_Data excerpt:_
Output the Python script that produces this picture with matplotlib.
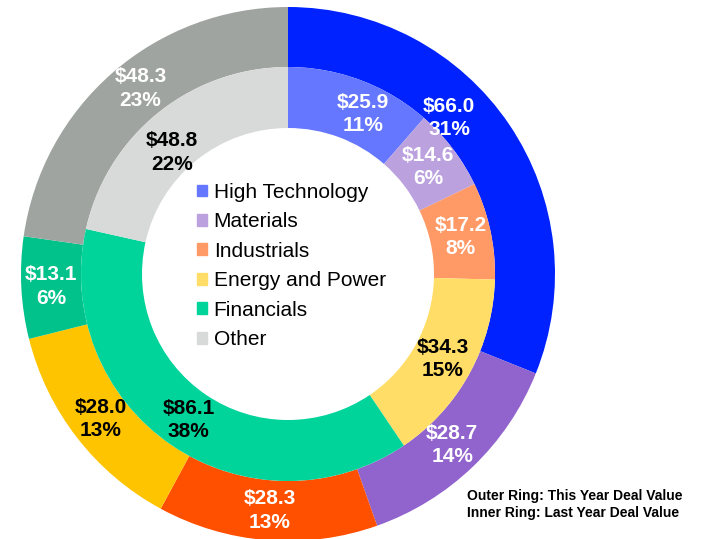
import matplotlib
matplotlib.use("Agg")
import matplotlib.pyplot as plt
import matplotlib.patches as mpatches
import numpy as np

categories = ["High Technology", "Materials", "Industrials", "Energy and Power", "Financials", "Other"]
this_year = [66.0, 28.7, 28.3, 28.0, 13.1, 48.3]
last_year = [25.9, 14.6, 17.2, 34.3, 86.1, 48.8]

outer_colors = ["#0022FF", "#9063CD", "#FF5000", "#FFC400", "#00C28A", "#A0A4A0"]
inner_colors = ["#6677FF", "#BBA2DF", "#FF9966", "#FFDD66", "#00D49A", "#D8DAD9"]
outer_text_colors = ["white", "white", "white", "black", "white", "white"]
inner_text_colors = ["white", "white", "white", "black", "black", "black"]

# label placement tweaks (angle offset deg, radius override)
outer_adj = [(10, 224), (0, None), (0, None), (0, None), (0, None), (-2.4, None)]
inner_adj = [(-4.6, None), (0, None), (0, None), (0, None), (0, None), (5, 168)]

W, H = 705, 539
cx, cy = 288, 274
R_out, w_out = 267, 60
R_in, w_in = 207, 61

plt.rcParams['font.family'] = ['Liberation Sans', 'DejaVu Sans']
fig = plt.figure(figsize=(W / 100, H / 100), dpi=100)
ax = fig.add_axes([0, 0, 1, 1])

ow, _ = ax.pie(this_year, radius=R_out, colors=outer_colors, startangle=90,
               counterclock=False, wedgeprops=dict(width=w_out, linewidth=0))
iw, _ = ax.pie(last_year, radius=R_in, colors=inner_colors, startangle=90,
               counterclock=False, wedgeprops=dict(width=w_in, linewidth=0))

def label(wedges, vals, R, w, tcolors, adj):
    tot = sum(vals)
    for wd, v, tc, (da, rr) in zip(wedges, vals, tcolors, adj):
        mid = np.deg2rad((wd.theta1 + wd.theta2) / 2 + da)
        r = rr if rr is not None else R - w / 2
        pct = int(round(v / tot * 100))
        ax.text(r * np.cos(mid), r * np.sin(mid), f"${v:.1f}\n{pct}%",
                ha="center", va="center", color=tc, fontsize=15,
                fontweight="bold", linespacing=1.3)

label(ow, this_year, R_out, w_out, outer_text_colors, outer_adj)
label(iw, last_year, R_in, w_in, inner_text_colors, inner_adj)

ax.set_xlim(-cx, W - cx)
ax.set_ylim(-(H - cy), cy)
ax.set_aspect("equal")
ax.axis("off")

handles = [mpatches.Patch(color=c, label=l) for c, l in zip(inner_colors, categories)]
fig.legend(handles=handles, loc="center left", bbox_to_anchor=(197 / W, 1 - 266 / H),
           frameon=False, fontsize=15, handlelength=0.5, handleheight=0.5,
           handletextpad=0.3, labelspacing=0.5, borderpad=0, borderaxespad=0)

fig.text(467 / W, 1 - 496 / H, "Outer Ring: This Year Deal Value", fontsize=10,
         fontweight="bold", ha="left", va="center")
fig.text(467 / W, 1 - 513 / H, "Inner Ring: Last Year Deal Value", fontsize=10,
         fontweight="bold", ha="left", va="center")

fig.savefig("out.png", dpi=100)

_Task to carry out:_
Track down every line of the material containing the string "matplotlib", and copy it.

_Exercise result:_
Output the Python script that produces this picture with matplotlib.
import matplotlib
matplotlib.use("Agg")
import matplotlib.pyplot as plt
import matplotlib.patches as mpatches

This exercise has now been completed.